When the 19th Amendment was reviewed by the Supreme Court, it opined either to prune proposed provisions which are inimical to the entrenched clauses of the Constitution or subject them to a referendum for direct approval of the people. On the other hand, the reality was that the 19th Amendment had to depend on the votes of UPFA Members of Parliament, who represented a different ideology. Had the Parliament been dissolved, the reformers would not have gotten the required absolute majority required for any reform. This is evident in that in August election the UNFGG got just 106 seats. If we add a generous 20+ seats to them, as a freshness bonus for an early election, in March 2015, no reforms would have been possible.

When Churchill said: “No one pretends that democracy is perfect or all-wise,” but the civilised world embraces it as the best alternative model for decision-making, he must have meant the inclusive space that democracy creates for deliberation for policy making. A Parliament built upon Westminster model represents only one option in that direction. Different options should not be barred for ideological reasons, as long as there is space for inclusive decision-making.

To conclude, the claim that Yahapalana Government is responsible for the Gotabaya presidency is a wishful half-truth at best. Blaming the previous regime for the rise of Gotabaya presidency does not capture the cyclical cause and effect relationship stemming from decades-old structural causes in our society. 

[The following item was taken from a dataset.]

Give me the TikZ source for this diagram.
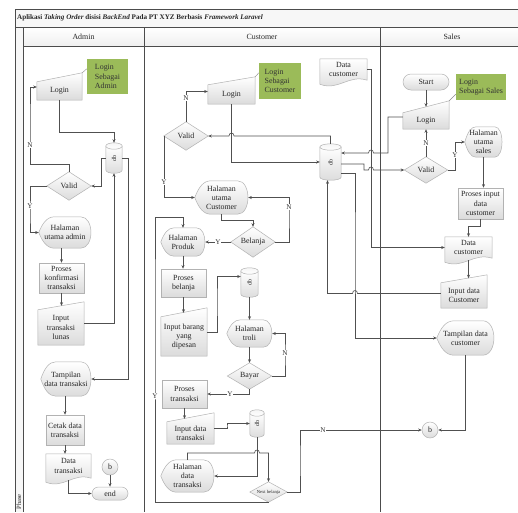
\documentclass[tikz,border=0pt]{standalone}
\usepackage{fontspec}
\usepackage{graphicx}
\setmainfont{Liberation Serif}
\usetikzlibrary{arrows.meta,calc}
\definecolor{notegreen}{HTML}{9BBB59}
\definecolor{linegray}{HTML}{505050}
\pgfdeclarelayer{lanes}
\pgfdeclarelayer{shapes}
\pgfsetlayers{lanes,shapes,main}

\newcommand\dbfont{\fontsize{6}{6}\selectfont}

% flowchart outlines drawn around an already placed (invisible) node
\newcommand\mkmanual[2]{%
  \path[shp] (#1.south west) -- (#1.north west) -- ($(#1.north east)+(0,-#2)$) -- (#1.south east) -- cycle;}
\newcommand\mkdiamond[1]{%
  \path[shp] (#1.west) -- (#1.north) -- (#1.east) -- (#1.south) -- cycle;}
\newcommand\mkdisplay[1]{%
  \path[shp] let \p1=(#1.north west), \p2=(#1.south east), \n1={\x2-\x1}, \n2={\y1-\y2} in
    (\x1,{0.5*(\y1+\y2)})
    .. controls ({\x1+0.07*\n1},{\y1-0.2*\n2}) and ({\x1+0.16*\n1},\y1) .. ({\x1+0.3*\n1},\y1)
    -- ({\x2-0.2*\n1},\y1)
    .. controls ({\x2+0.06*\n1},\y1) and ({\x2+0.06*\n1},\y2) .. ({\x2-0.2*\n1},\y2)
    -- ({\x1+0.3*\n1},\y2)
    .. controls ({\x1+0.16*\n1},\y2) and ({\x1+0.07*\n1},{\y2+0.2*\n2}) .. (\x1,{0.5*(\y1+\y2)})
    -- cycle;}
\newcommand\mkdoc[1]{%
  \path[shp] let \p1=(#1.north west), \p2=(#1.south east), \n1={\x2-\x1} in
    (\x1,\y1) -- (\x2,\y1) -- (\x2,\y2)
    .. controls ({\x2-0.4*\n1},{\y2+6}) and ({\x1+0.4*\n1},{\y2-11}) .. (\x1,{\y2-4})
    -- cycle;}
\newcommand\mkdb[1]{%
  \path[shp] let \p1=(#1.north west), \p2=(#1.south east) in
    (\x1,{\y1-3.2}) -- (\x1,{\y2+3.2})
    .. controls (\x1,{\y2-1.07}) and (\x2,{\y2-1.07}) .. (\x2,{\y2+3.2})
    -- (\x2,{\y1-3.2}) -- cycle;
  \path[shp, top color=black!4, bottom color=white] let \p1=(#1.north west), \p2=(#1.south east) in
    ({0.5*(\x1+\x2)},{\y1-3.2}) ellipse [x radius={0.5*(\x2-\x1)}, y radius=3.2pt];}

\begin{document}
\begin{tikzpicture}[x=1pt,y=-1pt,
  lane/.style={draw=black!70, line width=0.65pt},
  shp/.style={draw=black!30, line width=0.5pt, top color=white, bottom color=black!14},
  txt/.style={font=\fontsize{7.9}{9.2}\selectfont, text=black!85, align=center, inner sep=0pt},
  sz/.style 2 args={minimum width=#1pt, minimum height=#2pt},
  plain/.style={txt, rectangle, draw=none},
  rectbox/.style={txt, rectangle, shp},
  termbox/.style={txt, rectangle, shp, rounded corners=6.5pt},
  circbox/.style={txt, circle, shp, minimum size=16pt},
  note/.style={txt, rectangle, fill=notegreen, align=left, text=black!80},
  arr/.style={draw=linegray, line width=0.6pt, -{Stealth[length=3.6pt,width=3pt]}},
  link/.style={draw=black!45, line width=0.4pt},
  lbl/.style={font=\fontsize{7.2}{8}\selectfont, fill=white, inner sep=0.6pt, text=black!80},
  hdr/.style={font=\fontsize{7.9}{9}\selectfont, text=black!85, inner sep=0pt}
]
\useasboundingbox (0,0) rectangle (518,512);

% ---------- swimlane frame ----------
\begin{pgfonlayer}{lanes}
  \path[fill=white] (0,0) rectangle (518,512);
  \path[fill=black!3] (15,9) rectangle (518,27);
  \path[top color=white, bottom color=black!6] (23,27) rectangle (518,46);
  \path[fill=black!3] (15,27) rectangle (23,512);
  \draw[lane] (518,9) -- (15,9) -- (15,512);
  \draw[lane] (15,27) -- (518,27);
  \draw[lane] (23,46) -- (518,46);
  \draw[lane] (23,27) -- (23,512);
  \draw[lane] (144,27) -- (144,512);
  \draw[lane] (380,27) -- (380,512);
  \node[hdr, anchor=west, font=\bfseries\fontsize{7.1}{9}\selectfont] (title) at (17,18)
    {Aplikasi \textit{Taking Order} disisi \textit{BackEnd} Pada PT XYZ Berbasis \textit{Framework Laravel}};
  \node[hdr] (hAdmin) at (83.5,36.5) {Admin};
  \node[hdr] (hCust) at (262,36.5) {Customer};
  \node[hdr] (hSales) at (452,36.5) {Sales};
  \node[hdr, rotate=90, font=\fontsize{6.5}{7}\selectfont] (phase) at (19,502) {Phase};
\end{pgfonlayer}

% ---------- Admin ----------
\node[note, sz={41}{35}] (gA) at (107.5,76.5) {Login\\Sebagai\\Admin};
\node[plain, sz={45}{18}] (loginA) at (59.5,91) {Login};
\node[plain, sz={16}{30}] (dbA) at (114,158) {\rotatebox{90}{\dbfont db}};
\node[plain, sz={44}{28}] (validA) at (69,186) {Valid};
\node[plain, sz={52}{31}] (hua) at (65,232.5) {Halaman\\utama admin};
\node[rectbox, sz={45}{30}] (pkt) at (61.5,278) {Proses\\konfirmasi\\transaksi};
\node[plain, sz={46}{35}] (itl) at (61,327.5) {Input\\transaksi\\lunas};
\node[plain, sz={50}{34}] (tdt) at (66,379) {Tampilan\\data transaksi};
\node[rectbox, sz={38}{30}] (cdt) at (65,430) {Cetak data\\transaksi};
\node[plain, sz={45}{24}] (dt) at (68.5,466) {Data\\transaksi};
\node[circbox] (bA) at (110,467) {b};
\node[termbox, sz={36}{13}] (endA) at (110,493.5) {end};

% ---------- Customer ----------
\node[note, sz={42}{36}] (gC) at (280,81) {Login\\Sebagai\\Customer};
\node[plain, sz={47}{19}] (loginC) at (231.5,94.5) {Login};
\node[plain, sz={47}{21}] (dcT) at (343.5,69.5) {Data\\customer};
\node[plain, sz={44}{28}] (validC) at (186,136) {Valid};
\node[plain, sz={21}{36}] (dbC) at (330.5,162) {\rotatebox{90}{\dbfont db}};
\node[plain, sz={53}{33}] (huc) at (221.5,197.5) {Halaman\\utama\\Customer};
\node[plain, sz={44}{30}] (belanja) at (253,242) {Belanja};
\node[plain, sz={44}{28}] (hp) at (183,242) {Halaman\\Produk};
\node[rectbox, sz={45}{28}] (pb) at (183.5,283) {Proses\\belanja};
\node[plain, sz={46}{39}] (ib) at (184,336.5) {Input barang\\yang\\dipesan};
\node[plain, sz={17}{29}] (db2) at (249.5,282.5) {\rotatebox{90}{\dbfont db}};
\node[plain, sz={45}{27}] (ht) at (249.5,333.5) {Halaman\\troli};
\node[plain, sz={44}{26}] (bayar) at (249.5,376) {Bayar};
\node[rectbox, sz={45}{28}] (pt) at (184.5,394) {Proses\\transaksi};
\node[plain, sz={47}{22}] (idt) at (190.5,433) {Input data\\transaksi};
\node[plain, sz={14}{27}] (db3) at (257,423.5) {\rotatebox{90}{\dbfont db}};
\node[plain, sz={53}{32}] (hdt) at (187.5,476) {Halaman\\data\\transaksi};
\node[plain, sz={37}{20}, font=\fontsize{4.6}{5}\selectfont] (nb) at (268.5,492) {Next belanja};

% ---------- Sales ----------
\node[note, sz={50}{26}] (gS) at (481,87) {Login\\Sebagai Sales};
\node[termbox, sz={46}{16}, rounded corners=8pt] (start) at (426,82) {Start};
\node[plain, sz={46}{16}] (loginS) at (426,121) {Login};
\node[plain, sz={43}{26}] (validS) at (426,170) {Valid};
\node[plain, sz={37}{30}] (hus) at (483.5,142) {Halaman\\utama\\sales};
\node[rectbox, sz={45}{31}] (pic) at (480.5,203.5) {Proses input\\data\\customer};
\node[plain, sz={47}{21}] (dcS) at (468.5,247.5) {Data\\customer};
\node[plain, sz={46}{25}] (ic) at (464,295.5) {Input data\\Customer};
\node[plain, sz={57}{34}] (tdc) at (465.5,338) {Tampilan data\\customer};
\node[circbox] (bS) at (430,430) {b};

% ---------- symbol outlines ----------
\begin{pgfonlayer}{shapes}
  \mkmanual{loginA}{9}  \mkmanual{itl}{8}  \mkmanual{loginC}{8}
  \mkmanual{ib}{9}      \mkmanual{idt}{9}  \mkmanual{loginS}{12}
  \mkmanual{ic}{8}
  \mkdiamond{validA} \mkdiamond{validC} \mkdiamond{belanja}
  \mkdiamond{bayar}  \mkdiamond{nb}     \mkdiamond{validS}
  \mkdisplay{hua} \mkdisplay{tdt} \mkdisplay{huc} \mkdisplay{hp}
  \mkdisplay{ht}  \mkdisplay{hdt} \mkdisplay{hus} \mkdisplay{tdc}
  \mkdoc{dt} \mkdoc{dcT} \mkdoc{dcS}
  \mkdb{dbA} \mkdb{dbC} \mkdb{db2} \mkdb{db3}
  % annotation links of the login notes
  \draw[link] ($(loginA.north east)+(0,-9)$) -- ($(gA.north west)+(0,10)$);
  \draw[link] ($(loginC.north east)+(0,-8)$) -- ($(gC.north west)+(0,10)$);
  \draw[link] ($(loginS.north east)+(0,-12)$) -- ($(gS.south west)+(0,-6)$);
\end{pgfonlayer}

% ---------- Admin flow ----------
\draw[arr] (loginA.south) |- ($(dbA.north)+(0,-11)$) -- (dbA.north);
\draw[arr] (dbA.west) -- ++(-5,0) |- (validA.east);
\draw[arr] (validA.north) -- ++(0,-8) -| (30,120) |- ($(loginA.west)+(0,-4)$);
\draw[arr] (validA.west) -| (30,215) |- (hua.west);
\draw[arr] (hua.south -| pkt.north) -- (pkt.north);
\draw[arr] (pkt.south) -- ($(pkt.south |- itl.north)+(0,-4)$);
\draw[arr] ($(itl.east)+(0,-4)$) -| (dbA.south);
\draw[arr] (dbA.east) -- ++(6,0) |- (tdt.east);
\draw[arr] (tdt.south -| cdt.north) -- (cdt.north);
\draw[arr] (cdt.south) -- (cdt.south |- dt.north);
\draw[arr] ($(dt.south)+(0,2)$) |- (endA.west);
\draw[arr] (bA.south) -- (endA.north);
\node[lbl] (nA) at (30,145) {N};
\node[lbl] (yA) at (30,206) {Y};

% ---------- Customer flow ----------
\draw[arr] (validC.north) |- ($(loginC.west)+(0,-3)$);
\draw[arr] (loginC.south) |- (dbC.west);
\draw[arr] (dbC.north) |- (234,136) .. controls (234,132) and (229,132) .. (229,136) -- (validC.east);
\draw[arr] (dcT.east) -- ++(4,0) |- (dcS.west);
\draw[arr] ($(loginS.west)+(0,-4)$) -| (388,140) |- (373.5,153)
  .. controls (373.5,149) and (368.5,149) .. (368.5,153) -- ($(dbC.east)+(0,-9)$);
\draw[arr] ($(dbC.east)+(0,2)$) -- (364,164) |- (368.5,170)
  .. controls (368.5,166) and (373.5,166) .. (373.5,170) -- (validS.west);
\draw[arr] ($(dbC.east)+(0,11)$) -| (355,250) |- (tdc.west);
\draw[arr] ($(ic.west)+(0,-2)$) -- (357.5,293.5) .. controls (357.5,289.5) and (352.5,289.5) .. (352.5,293.5)
  -| ($(dbC.south)+(-3,0)$);
\draw[arr] (validC.west) |- (huc.west);
\draw[arr] (huc.south) -- ++(0,6) -| (belanja.north);
\draw[arr] (belanja.east) -| (289,215) |- (huc.east);
\draw[arr] (belanja.west) -- (hp.east);
\draw[arr] (hp.south) -- (hp.south |- pb.north);
\draw[arr] (pb.south) -- ($(pb.south |- ib.north)+(0,-4)$);
\draw[arr] ($(ib.east)+(0,-4)$) -| (217,300) |- ($(db2.west)+(0,-6)$);
\draw[arr] (db2.south) -- (ht.north);
\draw[arr] (ht.south) -- (bayar.north);
\draw[arr] (bayar.east) -| (285,355) |- (ht.east);
\draw[arr] (bayar.south) |- (pt.east);
\draw[arr] (pt.south) -- ($(pt.south |- idt.north)+(0,-3)$);
\draw[arr] ($(idt.east)+(0,-5)$) -| (227,426) |- (db3.west);
\draw[arr] (db3.south) |- (hdt.east);
\draw[arr] (hdt.north) |- (254.5,453) .. controls (254.5,449) and (259.5,449) .. (259.5,453) -| (nb.north);
\draw[arr] (nb.south) -| (155,300) |- ($(hp.north)+(0,-11)$) -- (hp.north);
\draw[arr] (nb.east) -| (300,460) |- (bS.west);
\node[lbl] (nC) at (186,98) {N};
\node[lbl] (yC) at (164,182) {Y};
\node[lbl] (nBel) at (289,207) {N};
\node[lbl] (yBel) at (218,242) {Y};
\node[lbl] (nBay) at (285,353) {N};
\node[lbl] (yBay) at (230,394) {Y};
\node[lbl] (yNb) at (155,396) {Y};
\node[lbl] (nNb) at (323,430) {N};

% ---------- Sales flow ----------
\draw[arr] (start.south) -- ($(start.south |- loginS.north)+(0,-6)$);
\draw[arr] (validS.north) -- (validS.north |- loginS.south);
\draw[arr] (validS.east) -| (455,160) |- (hus.west);
\draw[arr] (hus.south) -- (hus.south |- pic.north);
\draw[arr] (pic.south) -- ++(0,7) -| (dcS.north);
\draw[arr] ($(dcS.south)+(0,2)$) -- ($(dcS.south |- ic.north)+(0,-4.5)$);
\draw[arr] (tdc.south) |- (bS.east);
\node[lbl] (nS) at (426,143) {N};
\node[lbl] (yS) at (455,155) {Y};
\end{tikzpicture}
\end{document}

The Sri Lankan constitutional reform process is itself a quagmire. All the processes that brought forward written constitutions to the country were not based on the concept of constitutionalism and inclusiveness. Up to now it is a doubt whether we have a societal consensus on a suitable constitutional vision (quite apart from structures and processes) to share and collectively represent our common destiny, together as communities and citizens. In such a context, to blame an individual under the pretext of failing to perform his duty in forming critical societal intellect in the State building process is nothing but a canard.